Albers studied the material qualities of yarns, as well as different ways of working with them. Combining yarns and techniques, she was able to create complex, multi-faceted pieces, rich in texture. Using a floating weft technique and brocade weaving (adding surface threads to a basic weave), she was able to integrate additional threads as free lines. She could draw with these threads into the structure of her pictorial weaving.

In the 1940s she began to explore knots by sketching and painting entangled, linear structures; and produced scroll-like works with Celtic-style knots. Albers’ works reflect her statement “The thoughts can, I believe, be traced back to the event of a thread.”

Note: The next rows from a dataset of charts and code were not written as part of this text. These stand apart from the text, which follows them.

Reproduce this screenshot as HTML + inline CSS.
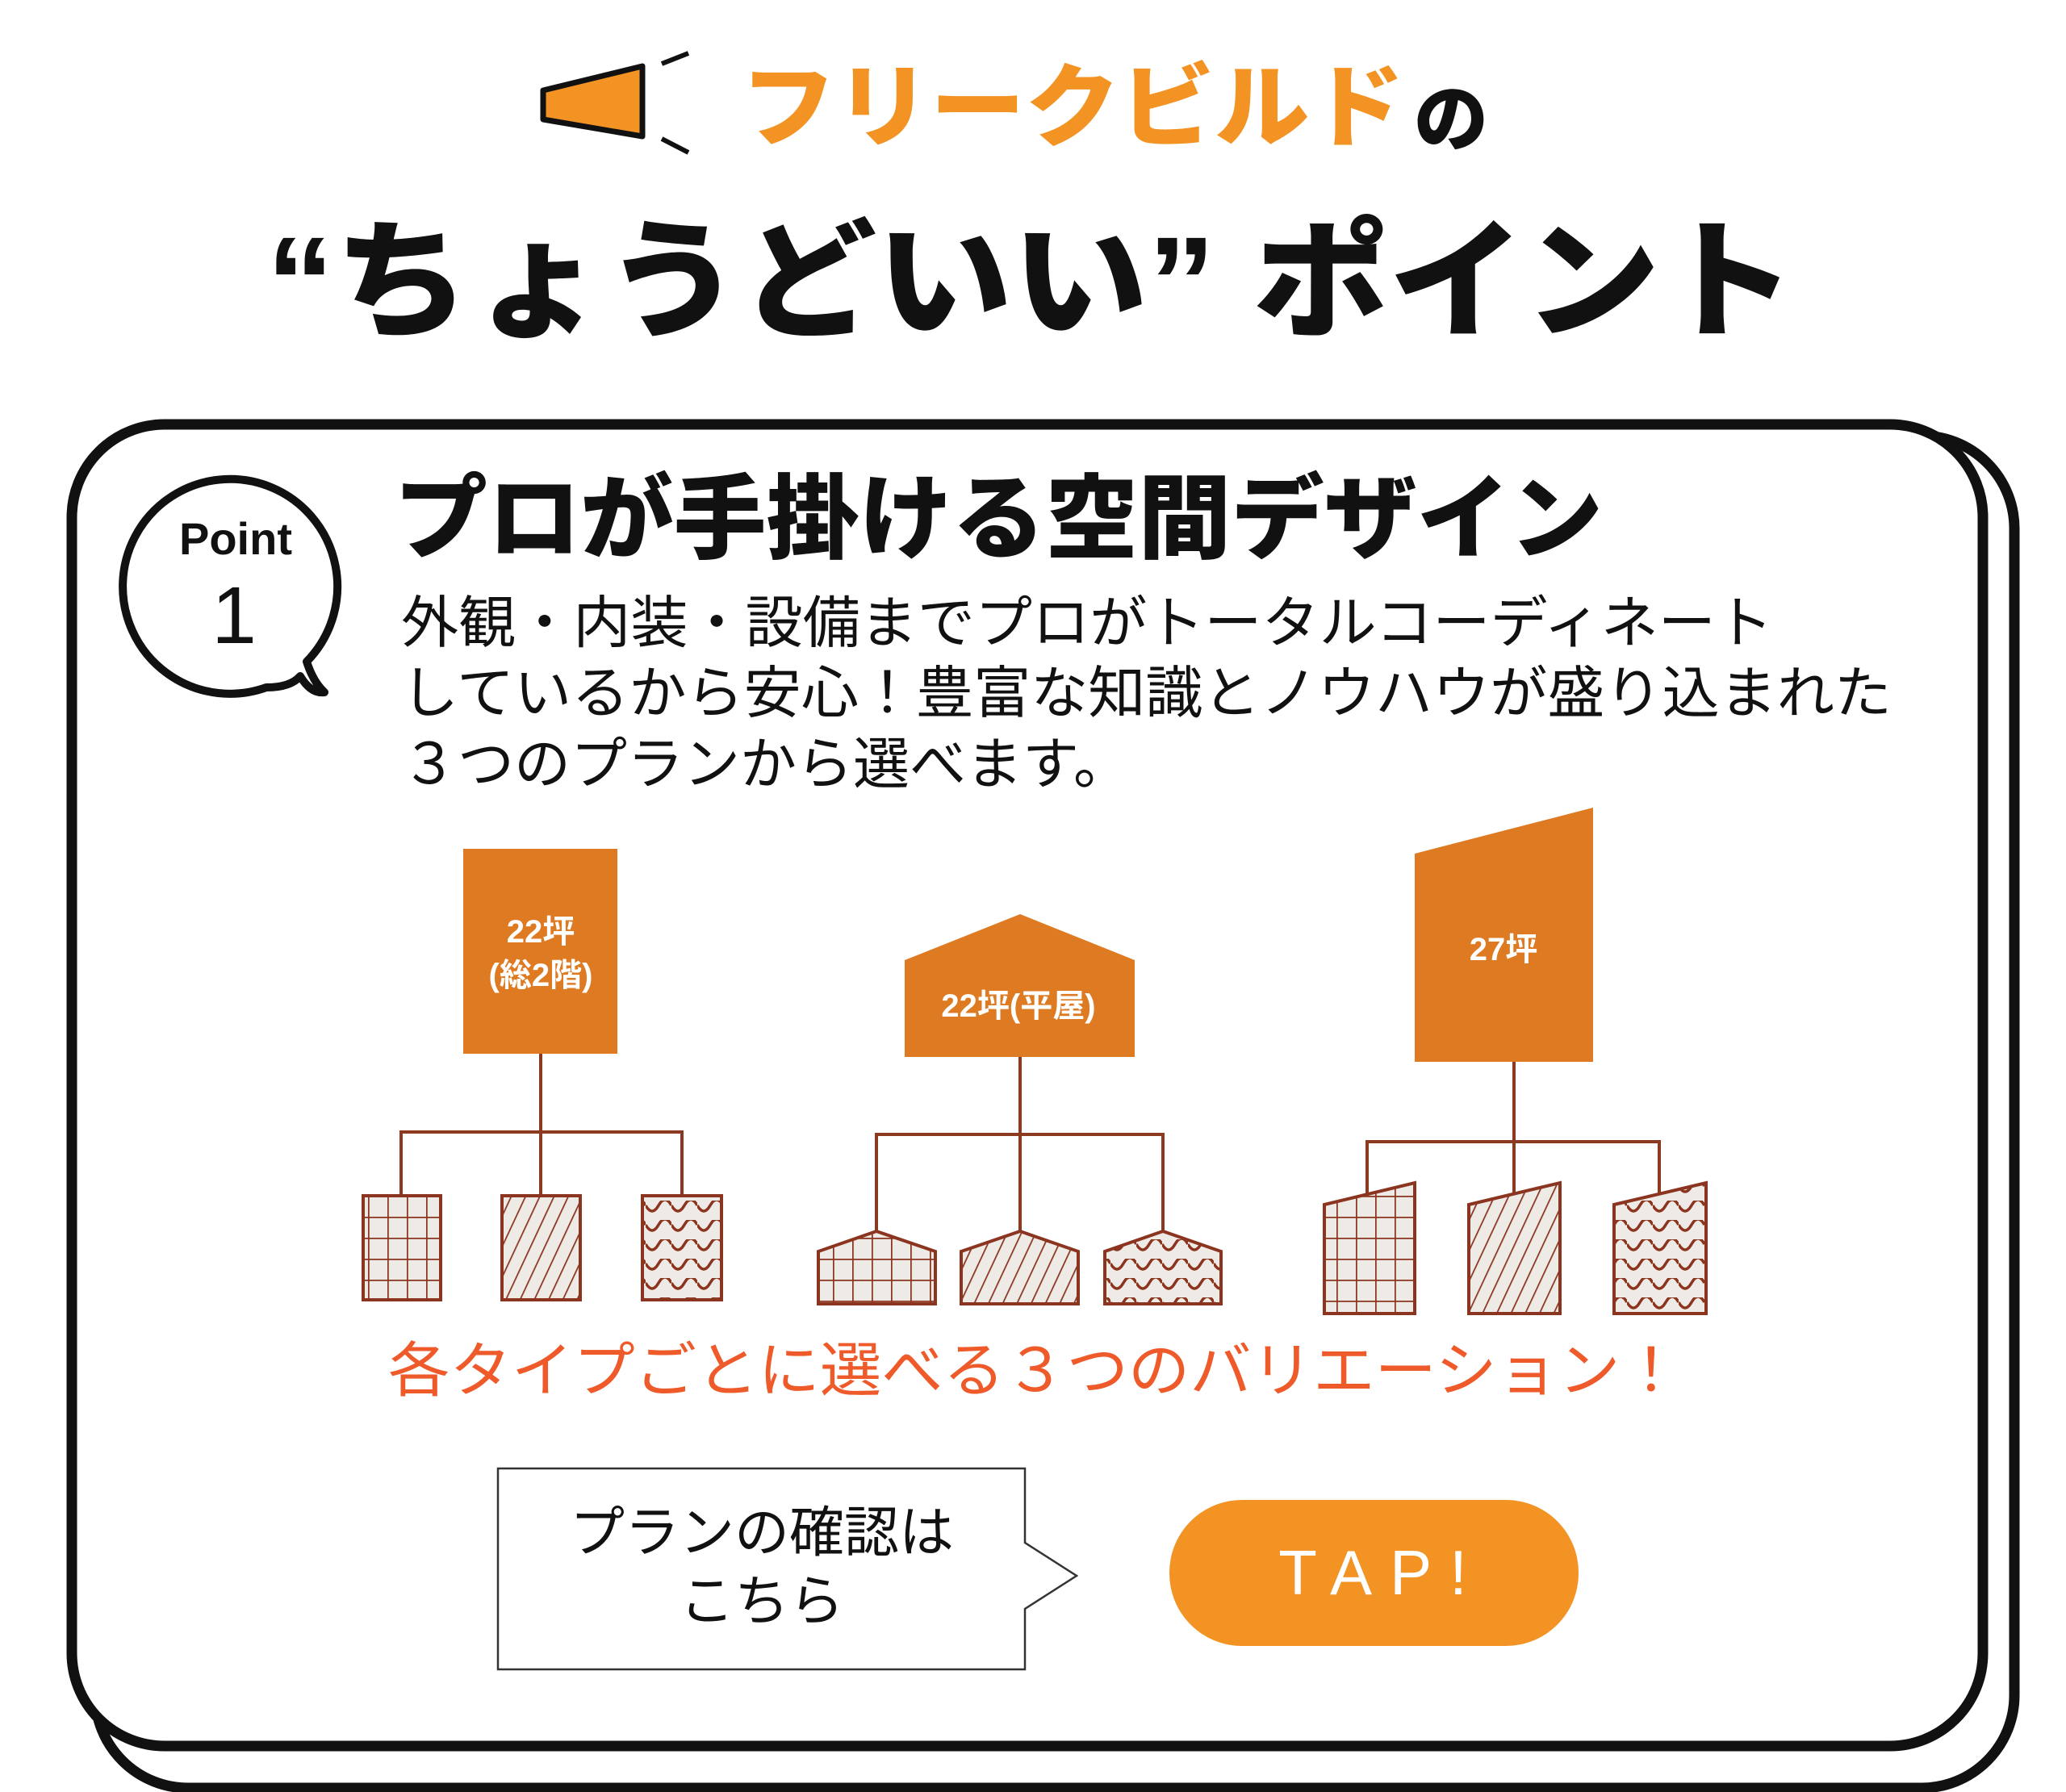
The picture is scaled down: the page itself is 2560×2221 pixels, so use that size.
<!DOCTYPE html>
<html><head><meta charset="utf-8"><style>
html,body{margin:0;padding:0;background:#fff;}
svg{display:block;}
text{font-family:"Liberation Sans","Noto Sans CJK JP",sans-serif;}
</style></head><body>
<svg width="2560" height="2221" viewBox="0 0 2560 2221" xmlns="http://www.w3.org/2000/svg">
<defs>
<pattern id="grid" width="24" height="26" patternUnits="userSpaceOnUse">
<rect width="24" height="26" fill="#eeeae6"/>
<path d="M0 0H24M0 0V26" stroke="#8b3520" stroke-width="3.5" fill="none"/>
</pattern>
<pattern id="stripe" width="16" height="16" patternUnits="userSpaceOnUse" patternTransform="rotate(25)">
<rect width="16" height="16" fill="#eeeae6"/>
<path d="M0 0V16" stroke="#8b3520" stroke-width="3.5"/>
</pattern>
<pattern id="wave" width="32" height="24" patternUnits="userSpaceOnUse">
<rect width="32" height="24" fill="#eeeae6"/>
<path d="M0 6 Q8 20 16 6 T32 6" stroke="#8b3520" stroke-width="3.5" fill="none"/>
</pattern>
</defs>

<!-- megaphone -->
<polygon points="673,112 796,82 796,169 673,148" fill="#f39323" stroke="#111" stroke-width="7" stroke-linejoin="round"/>
<line x1="820" y1="79" x2="853" y2="66" stroke="#111" stroke-width="6"/>
<line x1="820" y1="172" x2="853" y2="189" stroke="#111" stroke-width="6"/>

<text x="918" y="172" font-size="112" font-weight="900" fill="#f39323" textLength="822" lengthAdjust="spacingAndGlyphs">フリークビルド</text>
<text x="1752" y="180" font-size="92" font-weight="900" fill="#111">の</text>
<text x="330" y="405" font-size="160" font-weight="900" fill="#111" textLength="1895" lengthAdjust="spacingAndGlyphs">“ちょうどいい” ポイント</text>

<!-- cards -->
<rect x="118" y="540" width="2378" height="1676" rx="115" fill="#fff" stroke="#111" stroke-width="13"/>
<rect x="89" y="526" width="2368" height="1638" rx="115" fill="#fff" stroke="#111" stroke-width="13"/>

<!-- point bubble -->
<path d="M380,820 A133,133 0 1 0 330,852 Q360,852 372,838 Q385,860 402,858 Q388,845 380,820 Z" fill="#fff" stroke="#111" stroke-width="10" stroke-linejoin="round"/>
<text x="292" y="687" font-size="56" font-weight="700" fill="#111" text-anchor="middle">Point</text>
<text x="290" y="797" font-size="100" font-weight="400" fill="#111" text-anchor="middle">1</text>

<text x="489" y="683" font-size="114" font-weight="900" fill="#111" textLength="1497" lengthAdjust="spacingAndGlyphs">プロが手掛ける空間デザイン</text>
<g font-size="70" fill="#111">
<text x="497" y="796" textLength="1700" lengthAdjust="spacingAndGlyphs">外観・内装・設備までプロがトータルコーディネート</text>
<text x="497" y="883" textLength="1847" lengthAdjust="spacingAndGlyphs">しているから安心！豊富な知識とノウハウが盛り込まれた</text>
<text x="497" y="971">３つのプランから選べます。</text>
</g>

<!-- connectors -->
<g stroke="#8b3a20" stroke-width="4" fill="none">
<path d="M670 1306V1482M497 1482V1403H845V1482"/>
<path d="M1264 1310V1560M1086 1535V1406H1441V1540"/>
<path d="M1876 1316V1480M1694 1480V1415H2056V1480"/>
</g>

<!-- big houses -->
<rect x="574" y="1052" width="191" height="254" fill="#dd7a22"/>
<text x="670" y="1168" font-size="40" font-weight="700" fill="#fff" text-anchor="middle">22坪</text>
<text x="670" y="1222" font-size="40" font-weight="700" fill="#fff" text-anchor="middle">(総2階)</text>
<polygon points="1121,1190 1264,1133 1406,1190 1406,1310 1121,1310" fill="#dd7a22"/>
<text x="1262" y="1260" font-size="40" font-weight="700" fill="#fff" text-anchor="middle">22坪(平屋)</text>
<polygon points="1753,1058 1974,1001 1974,1316 1753,1316" fill="#dd7a22"/>
<text x="1863" y="1190" font-size="40" font-weight="700" fill="#fff" text-anchor="middle">27坪</text>

<!-- small variants -->
<g stroke="#8b3520" stroke-width="4">
<rect x="450" y="1482" width="96" height="129" fill="url(#grid)"/>
<rect x="622" y="1482" width="97" height="129" fill="url(#stripe)"/>
<rect x="796" y="1482" width="98" height="129" fill="url(#wave)"/>
<polygon points="1014,1551 1086,1526 1159,1551 1159,1616 1014,1616" fill="url(#grid)"/>
<polygon points="1191,1551 1264,1526 1336,1551 1336,1616 1191,1616" fill="url(#stripe)"/>
<polygon points="1369,1551 1441,1526 1513,1551 1513,1616 1369,1616" fill="url(#wave)"/>
<polygon points="1641,1493 1753,1466 1753,1628 1641,1628" fill="url(#grid)"/>
<polygon points="1820,1493 1933,1466 1933,1628 1820,1628" fill="url(#stripe)"/>
<polygon points="2000,1493 2114,1466 2114,1628 2000,1628" fill="url(#wave)"/>
</g>

<text x="481" y="1724" font-size="74" fill="#ee5a2a" textLength="1603" lengthAdjust="spacingAndGlyphs">各タイプごとに選べる３つのバリエーション！</text>

<!-- callout -->
<path d="M617,1820H1270V1912L1334,1953L1270,1994V2069H617Z" fill="#fff" stroke="#333" stroke-width="2.5"/>
<text x="944" y="1923" font-size="68" fill="#111" text-anchor="middle">プランの確認は</text>
<text x="944" y="2008" font-size="68" fill="#111" text-anchor="middle">こちら</text>

<rect x="1449" y="1859" width="507" height="181" rx="90" fill="#f39323"/>
<text x="1712" y="1976" font-size="78" fill="#fff" text-anchor="middle" letter-spacing="22">TAP!</text>
</svg>
</body></html>
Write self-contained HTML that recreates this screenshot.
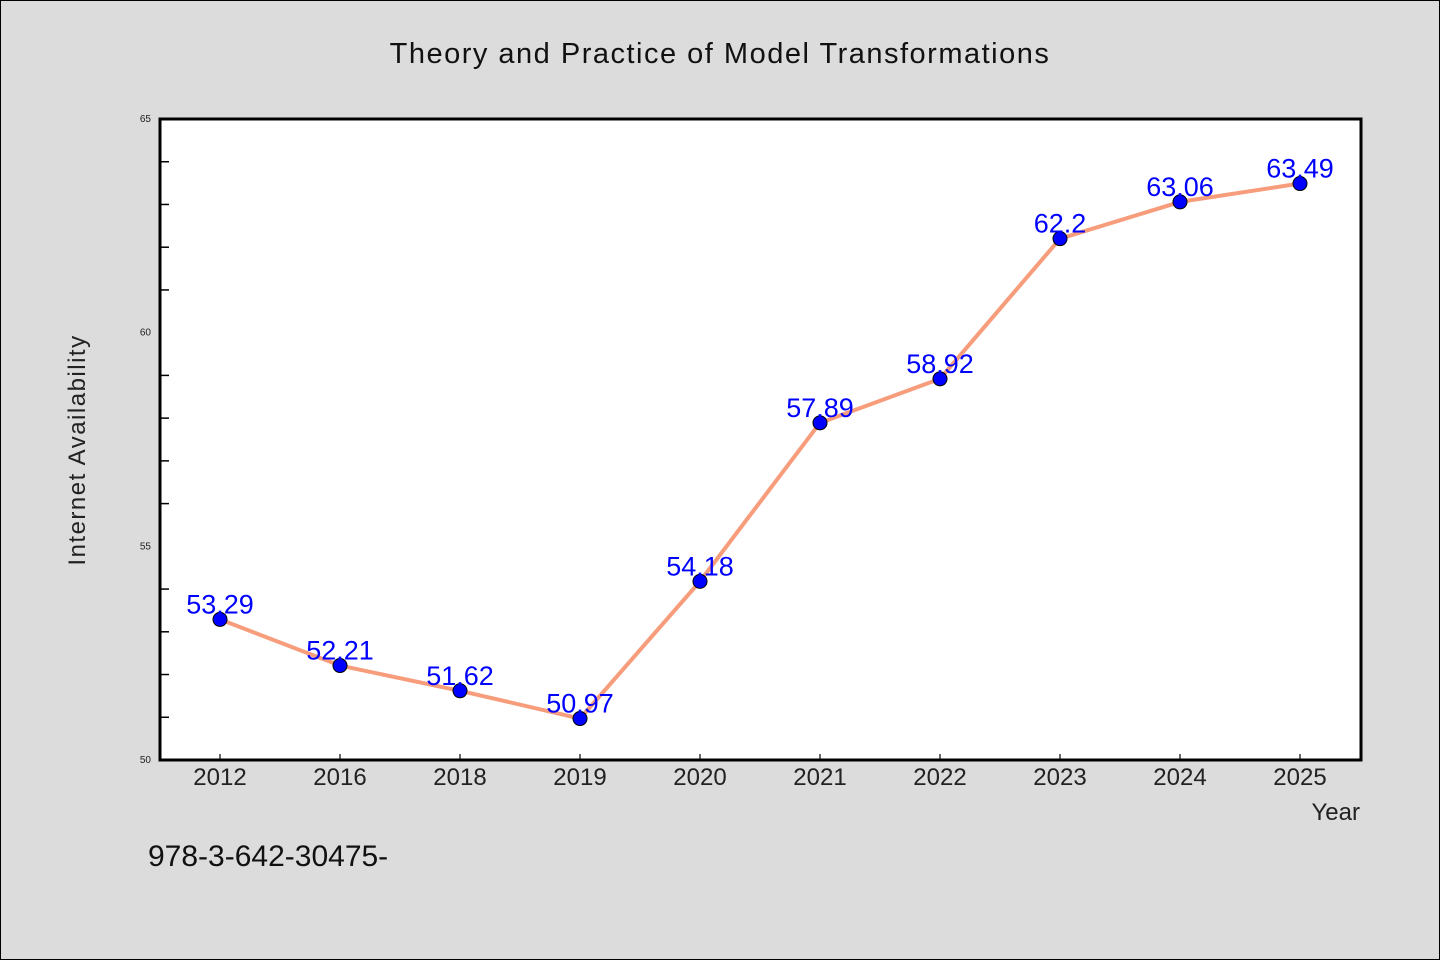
<!DOCTYPE html>
<html><head><meta charset="utf-8"><style>
html,body{margin:0;padding:0;background:#dcdcdc;}
svg{display:block;font-family:"WenQuanYi Zen Hei","Liberation Sans",sans-serif;}
</style></head><body>
<svg id="chart" width="1440" height="960" xmlns="http://www.w3.org/2000/svg">
<rect x="0.5" y="0.5" width="1439" height="959" fill="#dcdcdc" stroke="#000" stroke-width="1"/>
<text x="720" y="63" text-anchor="middle" font-size="29" letter-spacing="1.5" fill="#111">Theory and Practice of Model Transformations</text>
<rect x="160" y="119" width="1201" height="641" fill="#fff"/>
<g id="ticks"></g>
<g id="series"></g>
<rect x="160" y="119" width="1201" height="641" fill="none" stroke="#000" stroke-width="3"/>
<text transform="translate(85,450) rotate(-90)" text-anchor="middle" font-size="24" letter-spacing="1.5" fill="#222">Internet Availability</text>
<text x="1360" y="820" text-anchor="end" font-size="24" fill="#222">Year</text>
<text x="148" y="866" font-size="30" fill="#111">978-3-642-30475-</text>
</svg>
<script>
const categories=["2012","2016","2018","2019","2020","2021","2022","2023","2024","2025"];
const values=[53.29,52.21,51.62,50.97,54.18,57.89,58.92,62.2,63.06,63.49];
const valueLabels=["53.29","52.21","51.62","50.97","54.18","57.89","58.92","62.2","63.06","63.49"];
const yTicks=[50,55,60,65];
const yMin=50,yMax=65;
const NS="http://www.w3.org/2000/svg";
const L=160,R=1361,T=119,B=760;
function yS(v){return B-(v-yMin)/(yMax-yMin)*(B-T);}
function xS(i){return 220+i*120;}
function mk(tag,attrs,parent){const e=document.createElementNS(NS,tag);for(const k in attrs)e.setAttribute(k,attrs[k]);parent.appendChild(e);return e;}
const tg=document.getElementById('ticks');
for(let v=yMin+1;v<yMax;v++){
  if(v%5===0)continue;
  const t=mk('line',{x1:L,x2:L+9,y1:yS(v),y2:yS(v),stroke:'#000','stroke-width':1.5},tg);
  
  
}
yTicks.forEach(v=>{
  const t=mk('text',{x:L-9,y:yS(v)+3,'text-anchor':'end','font-size':10,fill:'#222'},tg);
  t.textContent=v;
  
  
});
categories.forEach((c,i)=>{
  const tk=mk('line',{x1:xS(i),x2:xS(i),y1:B-6,y2:B,stroke:'#000','stroke-width':1.2},tg);
  
  
  const t=mk('text',{x:xS(i),y:785,'text-anchor':'middle','font-size':24,fill:'#222'},tg);
  t.textContent=c;
  
  
});
const sg=document.getElementById('series');
const line=mk('polyline',{points:values.map((v,i)=>xS(i)+','+yS(v)).join(' '),fill:'none',stroke:'#f79d7c','stroke-width':4,'stroke-linejoin':'round'},sg);


values.forEach((v,i)=>{
  const c=mk('circle',{cx:xS(i),cy:yS(v),r:7,fill:'#0000ff',stroke:'#000','stroke-width':1},sg);
  
  
  const t=mk('text',{x:xS(i),y:yS(v)-6,'text-anchor':'middle','font-size':27,fill:'#0000ff'},sg);
  t.textContent=valueLabels[i];
  
  
});
</script>
</body></html>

String or thread has been being used to weave fabric for forty thousand years. As the great ice age sheets began retreating from Northern continents humans started inventing. These newly creative hunter-gatherers produced novel tools – awls, pins and chisel-like burins, and they sculpted representations of animals and people. They painted pictures and made hand prints on their cave walls by spitting pigment over a hand placed on the wall. And it was these people who also invented string and sewing by twisted handfuls of little weak fibres together to make long, strong thread, or string.

The production of ‘homespun’ yarn and cloth was one of the first cottage industries, and pin money was women’s earliest source of independent cash when they sold surplus yarn and cloth, working as small-scale entrepreneurs long before the emergence of factories or the mechanisms which now define the textile industry.
Anni Albers was aware of the rich feminine history linked to every warp and weft of woven fabric and she was open to creating new works that explored the connection between text and textiles; textiles and architecture; textile as memorial and pictorial weavings, “what I’m trying to get across is that material is a means of communication. That listening to it, not dominating it, makes us truly active, that is: to be active, be passive.”
It should also be mentioned that she developed a range of jewellery made with ubiquitous materials like hair pins, corks and eyelet screws, and she also took to printmaking when weaving became too physically demanding.
Though Albers was in favour of modern design and production, she held a strong belief that technology increasingly dulls our awareness of the tactile, or haptic, as it replaces the need to make things with our hands. In her essay ‘Tactile Sensibility’ she states that
“All progress, so it seems, is coupled to regression elsewhere. We have advanced in general, for instance, in regard to verbal articulation, but we certainly have grown increasingly insensitive to our perception by touch, the tactile sense. For too long we have made too little use of the medium of tactility.’
How interesting it was to see Albers’ work and her commitment to establishing weaving as a modernist medium, but I feel the curators missed a trick, given her obvious inquisitive nature, I felt as if we were left with a bit of cliff-hanger. For me, it would have been an instructive exercise (and fun) to explore how Anni Albers would have coped with, or indeed what would have been her opinion of the use mankind had made of weaving and the adoption of its punched card system? Would she have been excited by this new turn in the history of weaving and its significance in the development and dominance of computers in everyday life? Would she have re-prioritised the visual over the tactile; would she have been inspired by the possibilities of smart textiles; or would she have been appalled at work being made on a screen one removed from the human hand, with no touching and no haptic quality to inform the progress of her ideas?